If your local terrain park has a wall ride in it, there's a good chance Bridges has handplanted it.

How about on the traditional contest front?
Athletically, halfpipe has been stale since 2010. Elena Hight winning the Open and ending Kelly [Clark]'s streak was a high point and Elena probably has the best style of any women's pipe rider in history.

Indirectly I feel that Enni [Rukajarvi], Spencer [O'Brien] and Jamie [Anderson] are currently having the same progressive effect on women's slopestyle that Gretchen [Bleiler], Kelly and Torah [Bright] have had for the last five years. As the women's side of the competition card continues to get marginalized, having overt progression in women's slopestyle is crucial for its survival.

For dudes, triple corks have become even more of a separator, as doubles have now become stock. Yet there is a crew of young park jumpers who have a proper style that can make simple 720s seem anything but stock. They can do tailgrab truck drivers or late nuclear nose grabs and hold these insane grabs for three-quarters of the rotation. Sam Taxwood, Johnny Brady, [the] Mindnichs, Nils Arvidsson, Ethan Morgan...

The list of these new-school slopestyle mavens is, like, two dozen deep and growing by the day. It's like they watch Cody Rosenthal ride for inspiration. These are the dudes bringing style back to slopestyle and providing a vital counterpoint to the flip parade.

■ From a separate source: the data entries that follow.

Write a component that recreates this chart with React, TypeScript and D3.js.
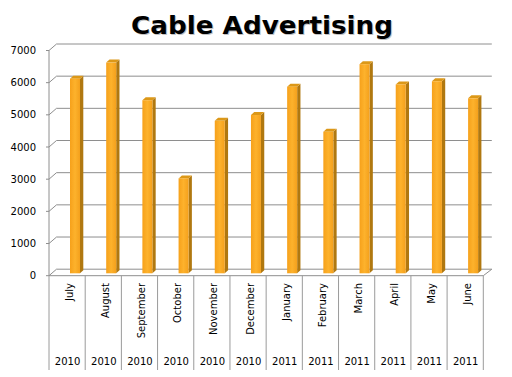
import React from "react";
import * as d3 from "d3";

const months = ["July", "August", "September", "October", "November", "December", "January", "February", "March", "April", "May", "June"];
const years = ["2010", "2010", "2010", "2010", "2010", "2010", "2011", "2011", "2011", "2011", "2011", "2011"];
const values = [6050, 6550, 5380, 2950, 4740, 4920, 5800, 4400, 6500, 5870, 5970, 5440];
const yTicks = [0, 1000, 2000, 3000, 4000, 5000, 6000, 7000];
const title = "Cable Advertising";

export default function App() {
  const W = 512, H = 377;
  const frontLeft = 49, frontRight = 483.3;
  const wallDx = 7.5, wallDy = -6.5;
  const x = d3.scaleBand<string>().domain(months).range([frontLeft, frontRight]).padding(0);
  const yFront = d3.scaleLinear().domain([0, 7000]).range([275.7, 50.5]);
  const yBar = d3.scaleLinear().domain([0, 7000]).range([273.3, 48.1]);
  const barW = 10, bdx = 3.3, bdy = -3;
  const grid = "#8e8e8e";

  return (
    <svg width={W} height={H} style={{ position: "fixed", left: 0, top: 0, background: "#fff" }} fontFamily="DejaVu Sans, Verdana, sans-serif">
      <defs>
        <linearGradient id="frontG" x1="0" x2="1" y1="0" y2="0">
          <stop offset="0" stopColor="#F6A11B" />
          <stop offset="0.5" stopColor="#FDB22C" />
          <stop offset="1" stopColor="#F4A01C" />
        </linearGradient>
      </defs>
      <text x={262} y={34} textAnchor="middle" fontSize={25} fontWeight="bold" fill="#9a9a9a" opacity={0.6} textLength={262} lengthAdjust="spacingAndGlyphs" transform="translate(1,1)">{title}</text>
      <text x={262} y={34} textAnchor="middle" fontSize={25} fontWeight="bold" fill="#000" textLength={262} lengthAdjust="spacingAndGlyphs">{title}</text>

      {/* gridlines: side wall diagonal + back wall horizontal */}
      {yTicks.map((t) => {
        const yf = yFront(t);
        return (
          <g key={t}>
            <polyline points={`${frontLeft},${yf} ${frontLeft + wallDx},${yf + wallDy} ${frontRight + wallDx + 1},${yf + wallDy}`} fill="none" stroke={grid} strokeWidth={1} />
            <line x1={frontLeft - 3} x2={frontLeft} y1={yf} y2={yf} stroke={grid} />
            <text x={36} y={yf} textAnchor="end" dominantBaseline="central" fontSize={10} fill="#000">{t}</text>
          </g>
        );
      })}
      {/* vertical axis */}
      <line x1={frontLeft} x2={frontLeft} y1={yFront(7000)} y2={yFront(0)} stroke={grid} />
      {/* floor front edge and right diagonal */}
      <polyline points={`${frontLeft},${yFront(0)} ${frontRight},${yFront(0)} ${frontRight + wallDx + 1},${yFront(0) + wallDy}`} fill="none" stroke={grid} />

      {/* bars */}
      {values.map((v, i) => {
        const x0 = (x(months[i]) as number) + 21;
        const yt = yBar(v);
        const yb = yBar(0);
        return (
          <g key={months[i]}>
            <polygon points={`${x0 + barW},${yt} ${x0 + barW + bdx},${yt + bdy} ${x0 + barW + bdx},${yb + bdy} ${x0 + barW},${yb}`} fill="#B07810" />
            <polygon points={`${x0},${yt} ${x0 + barW},${yt} ${x0 + barW + bdx},${yt + bdy} ${x0 + bdx},${yt + bdy}`} fill="#DC9818" />
            <rect x={x0} y={yt} width={barW} height={yb - yt} fill="url(#frontG)" />
          </g>
        );
      })}

      {/* category dividers */}
      {months.map((m, i) => (
        <line key={"d" + m} x1={x(m) as number} x2={x(m) as number} y1={yFront(0)} y2={370} stroke="#9a9a9a" />
      ))}
      <line x1={frontRight} x2={frontRight} y1={yFront(0)} y2={370} stroke="#9a9a9a" />

      {/* month labels */}
      {months.map((m) => {
        const cx = (x(m) as number) + x.bandwidth() / 2 + 5.5;
        return (
          <text key={"m" + m} transform={`translate(${cx},283) rotate(-90)`} textAnchor="end" fontSize={10} fill="#000">{m}</text>
        );
      })}
      {/* year labels */}
      {months.map((m, i) => (
        <text key={"y" + m} x={(x(m) as number) + x.bandwidth() / 2 + 0.5} y={365} textAnchor="middle" fontSize={10} fill="#000">{years[i]}</text>
      ))}
    </svg>
  );
}
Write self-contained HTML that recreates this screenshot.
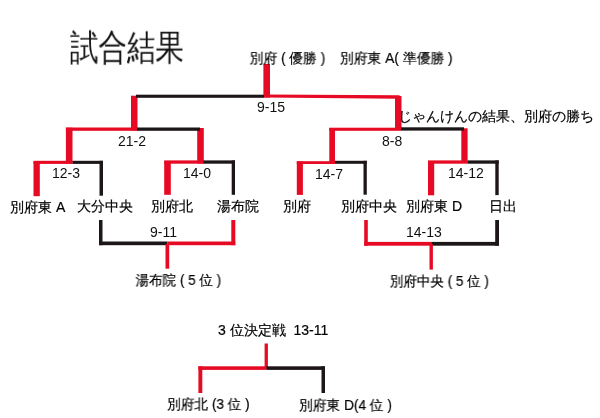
<!DOCTYPE html>
<html lang="ja"><head><meta charset="utf-8"><style>
html,body{margin:0;padding:0;background:#fff;width:600px;height:418px;overflow:hidden;}
.t{position:absolute;font-family:"Liberation Sans",sans-serif;line-height:1;white-space:pre;color:#000000;will-change:transform;-webkit-text-stroke:0.2px #000;}
.n{-webkit-text-stroke:0;color:#111;}
.h{-webkit-text-stroke:0;color:#111;}
svg{position:absolute;left:0;top:0;}
</style></head><body>
<svg width="600" height="418" viewBox="0 0 600 418">
<polygon points="264,94.5 399,95.3 401,96.5 399,98.7 264,97.6" fill="#e60a24"/>
<rect x="263.4" y="64" width="6.60" height="33.50" fill="#e60a24"/>
<rect x="131" y="95.7" width="6.50" height="34.80" fill="#e60a24"/>
<rect x="395" y="96.1" width="6.50" height="33.90" fill="#e60a24"/>
<rect x="136" y="94.7" width="128.00" height="3.10" fill="#1d1619"/>
<rect x="65.9" y="127.5" width="71.10" height="3.30" fill="#e60a24"/>
<rect x="65.9" y="127.7" width="6.60" height="35.80" fill="#e60a24"/>
<rect x="197.2" y="128" width="6.60" height="35.50" fill="#e60a24"/>
<rect x="137" y="127.5" width="63.00" height="3.30" fill="#1d1619"/>
<rect x="329.3" y="127.7" width="71.70" height="3.10" fill="#e60a24"/>
<rect x="329.3" y="128" width="5.70" height="35.50" fill="#e60a24"/>
<rect x="461.3" y="128.3" width="6.30" height="34.70" fill="#e60a24"/>
<rect x="401" y="127.3" width="63.00" height="3.30" fill="#1d1619"/>
<rect x="33.5" y="160.8" width="39.10" height="3.10" fill="#e60a24"/>
<rect x="72.6" y="160.8" width="30.40" height="3.10" fill="#1d1619"/>
<rect x="33.5" y="161.5" width="6.30" height="34.70" fill="#e60a24"/>
<rect x="99.5" y="160.8" width="3.50" height="34.90" fill="#1d1619"/>
<rect x="164.2" y="160.4" width="39.20" height="3.30" fill="#e60a24"/>
<rect x="203.4" y="160.4" width="31.60" height="3.30" fill="#1d1619"/>
<rect x="164.2" y="161.5" width="6.60" height="33.30" fill="#e60a24"/>
<rect x="231.7" y="160.4" width="3.30" height="34.40" fill="#1d1619"/>
<rect x="296.8" y="161.2" width="38.20" height="2.80" fill="#e60a24"/>
<rect x="335" y="160.8" width="31.80" height="3.00" fill="#1d1619"/>
<rect x="296.8" y="161.5" width="6.10" height="33.40" fill="#e60a24"/>
<rect x="363.5" y="160.8" width="3.30" height="33.90" fill="#1d1619"/>
<rect x="428" y="160.4" width="39.70" height="3.30" fill="#e60a24"/>
<rect x="467.7" y="160.4" width="31.00" height="3.30" fill="#1d1619"/>
<rect x="428" y="161.5" width="6.20" height="33.80" fill="#e60a24"/>
<rect x="495.3" y="160.4" width="3.40" height="34.70" fill="#1d1619"/>
<rect x="99" y="220" width="3.50" height="25.20" fill="#1d1619"/>
<rect x="99" y="241.5" width="68.30" height="3.70" fill="#1d1619"/>
<rect x="167.3" y="241.5" width="68.00" height="3.70" fill="#e60a24"/>
<rect x="231.3" y="220" width="4.00" height="25.20" fill="#e60a24"/>
<rect x="165.5" y="244" width="3.70" height="24.70" fill="#e60a24"/>
<rect x="364.2" y="220" width="3.60" height="25.70" fill="#e60a24"/>
<rect x="364.2" y="241.9" width="67.10" height="3.80" fill="#e60a24"/>
<rect x="431.3" y="241.9" width="67.70" height="3.80" fill="#1d1619"/>
<rect x="495.2" y="220" width="3.80" height="25.70" fill="#1d1619"/>
<rect x="429.5" y="244" width="3.40" height="25.60" fill="#e60a24"/>
<rect x="264.6" y="343.5" width="3.30" height="25.50" fill="#e60a24"/>
<rect x="198.4" y="366.3" width="68.10" height="3.60" fill="#e60a24"/>
<rect x="266.5" y="366.3" width="58.50" height="3.60" fill="#1d1619"/>
<rect x="198.4" y="366.3" width="3.90" height="26.70" fill="#e60a24"/>
<rect x="321.5" y="366.3" width="3.50" height="26.70" fill="#1d1619"/>
</svg>
<span class="t h" style="left:67.45px;top:33.00px;font-size:30px;transform:scale(0.95,1.2);transform-origin:59.5px 14.5px;">試合結果</span>
<span class="t" style="left:249.15px;top:51.25px;font-size:14px;transform:scale(0.985,1);transform-origin:38.5px 7.5px;">別府 ( 優勝 )</span>
<span class="t" style="left:338.90px;top:51.25px;font-size:14px;transform:scale(0.985,1);transform-origin:57.5px 7.5px;">別府東 A( 準優勝 )</span>
<span class="t n" style="left:257.15px;top:99.50px;font-size:14px;">9-15</span>
<span class="t" style="left:397.90px;top:109.35px;font-size:14px;">じゃんけんの結果、別府の勝ち</span>
<span class="t n" style="left:117.50px;top:134.25px;font-size:14px;">21-2</span>
<span class="t n" style="left:381.50px;top:134.35px;font-size:14px;">8-8</span>
<span class="t n" style="left:51.65px;top:166.20px;font-size:14px;">12-3</span>
<span class="t n" style="left:183.30px;top:166.25px;font-size:14px;">14-0</span>
<span class="t n" style="left:315.45px;top:166.60px;font-size:14px;">14-7</span>
<span class="t n" style="left:448.20px;top:165.90px;font-size:14px;">14-12</span>
<span class="t" style="left:10.25px;top:199.95px;font-size:14px;">別府東 A</span>
<span class="t" style="left:76.50px;top:199.10px;font-size:14px;">大分中央</span>
<span class="t" style="left:150.80px;top:199.00px;font-size:14px;">別府北</span>
<span class="t" style="left:217.10px;top:198.50px;font-size:14px;">湯布院</span>
<span class="t" style="left:282.70px;top:199.20px;font-size:14px;">別府</span>
<span class="t" style="left:340.55px;top:199.20px;font-size:14px;">別府中央</span>
<span class="t" style="left:406.10px;top:198.75px;font-size:14px;">別府東 D</span>
<span class="t" style="left:488.90px;top:198.55px;font-size:14px;">日出</span>
<span class="t n" style="left:149.75px;top:224.60px;font-size:14px;">9-11</span>
<span class="t n" style="left:406.00px;top:224.60px;font-size:14px;">14-13</span>
<span class="t" style="left:133.70px;top:272.80px;font-size:14px;transform:scale(0.965,1);transform-origin:44.0px 8.0px;">湯布院 ( 5 位 )</span>
<span class="t" style="left:387.85px;top:273.70px;font-size:14px;transform:scale(0.965,1);transform-origin:51.5px 7.5px;">別府中央 ( 5 位 )</span>
<span class="t" style="left:217.75px;top:323.20px;font-size:14px;">3 位決定戦  13-11</span>
<span class="t" style="left:166.40px;top:397.05px;font-size:14px;transform:scale(0.975,1);transform-origin:42.5px 7.5px;">別府北 (3 位 )</span>
<span class="t" style="left:298.20px;top:398.05px;font-size:14px;transform:scale(0.98,1);transform-origin:47.5px 7.5px;">別府東 D(4 位 )</span>
</body></html>
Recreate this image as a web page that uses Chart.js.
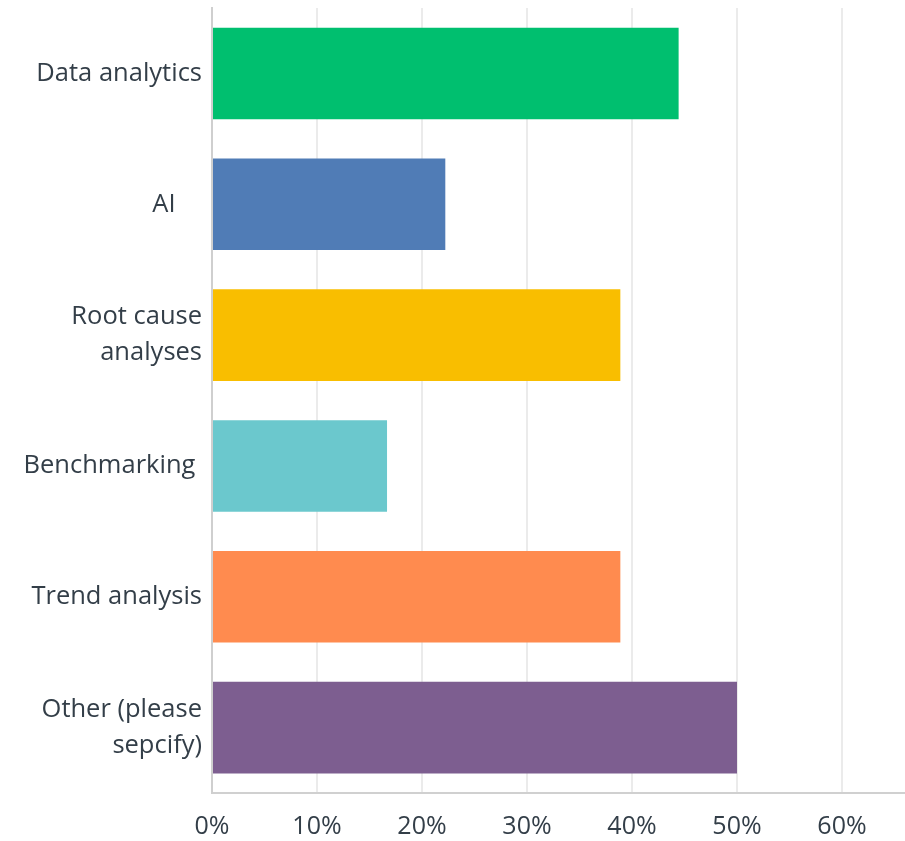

What do you think about the U.S. Open moving to Vail?
If this question was posed in 2002, I would have [been] passionately opposed to the whole notion. That said, the Open should have probably moved by 2004. The naysayers shouldn't be pissed at Burton. They should be pissed at Stratton. The X Games or Dew Tour obviously didn't see the level of support necessary to keep their events in New England, yet no one is giving Disney or Pepsi grief about it.

As a steward of our sport, Burton is once again being held to a higher standard, and they should be. Yet the fact is that Burton diligently tried to make it work for three decades at a loss. It is simple: If Stratton wanted the U.S. Open, it would still be there.

Mike Basher

Poaching the pipe at the U.S. Open is a rite of passage. Doing so in a Cookie Monster outfit is a founding myth.

Vail, on the other hand, was home to the Honda Sessions, which were arguably the best contests held in North America in the last decade. By building upon that pedigree, Vail could return the U.S. Open to its once-hallowed position as the most important contest in snowboarding. If that happens, I don't care where the U.S. Open is held -- with the exception of Alta, Deer Valley and Mad River Glen, of course.

In snowboarding, who are a few tastemakers that stand out for you?
Both Jeremy Joneses are tastemakers, in my opinion -- Jib Jones for his drive to redefine jibbing season after season, for sure. His wall smack to takeoff re-entry in Burton's 13 will definitely create new urban spots this winter. Similarly, Big Mountain Jones and his inspirational "earn your turns" ethos has been instrumental in driving the splitboard/sidecountry movement. There are now over a dozen brands making splitboards, compared to less than three four years ago.

Jed Anderson has obviously changed the way a lot of people ride. He led the movement to tighten stances up to less than 20 inches. That is a feat in and of itself.

On several occasions I have witnessed Chris Bradshaw have photo ops on the deck at Bear Mountain with Japanese fans who have flown 16 hours and driven another four just to meet him. He has the only name in snowboarding that can double the views of a video just by being mentioned in the description.

With Think Thank, Jesse Burtner has changed our sport's media paradigm by showing insane tricks that are still somewhat relatable, which is something that Brain Farm, Shaun White, the X Games and the Olympics don't do. In turn, Think Thank has made heroes of insanely talented and creative riders like Scott Stevens.

Cole Barash

Gruff, Baldface cold smoke.

Burton's Global Resorts VP Jeff Boliba could be one of the most passionate and influential figures when it comes to driving our sport's future. Jeff's mission is improving the on-hill experience for all riders, from the snowboard bum getting their fix in the Jackson Stash to the five-year-old standing sideways for the first time in the Star Wars-themed Sierra-at-Tahoe Riglet park.

I don't know anyone who brings more drive and vigor to the problems of retention and growth. He deserves this platform far more than I do.

Lastly, [Salomon's] Java Fernandez has put together an insanely popular team of iconoclastic riders that otherwise might not have found success elsewhere. He put together this crew -- the manifestation of a vision that was his own -- ignoring outside pressures. The result is that Salomon is now a core alternative to a lot of brands that are bigger, have been in the game longer and don't also make skis.

What's the best thing to happen to snowboarding in the last year and what are you looking forward to most this season?
Unfortunately, it is easier to point to the worst things to happen in the last year, which are the weather and the economy as well as the loss of June Mountain, Forum and Tom Sims. The best things to happen are the rise of the rider-driven media, brands and events (i.e., videos like Lick the Cat and Givin' Too, brands like Lobster and Drink Water and events like the Dirksen Derby and the Bode Merrill Mini Pipe Invitational).

I am also satisfied to see the return of camber. In riding, I am looking forward to going back to the Holy Bowly in Japan and maybe entering my first Mount Baker Banked Slalom...so long as that doesn't end up getting moved too.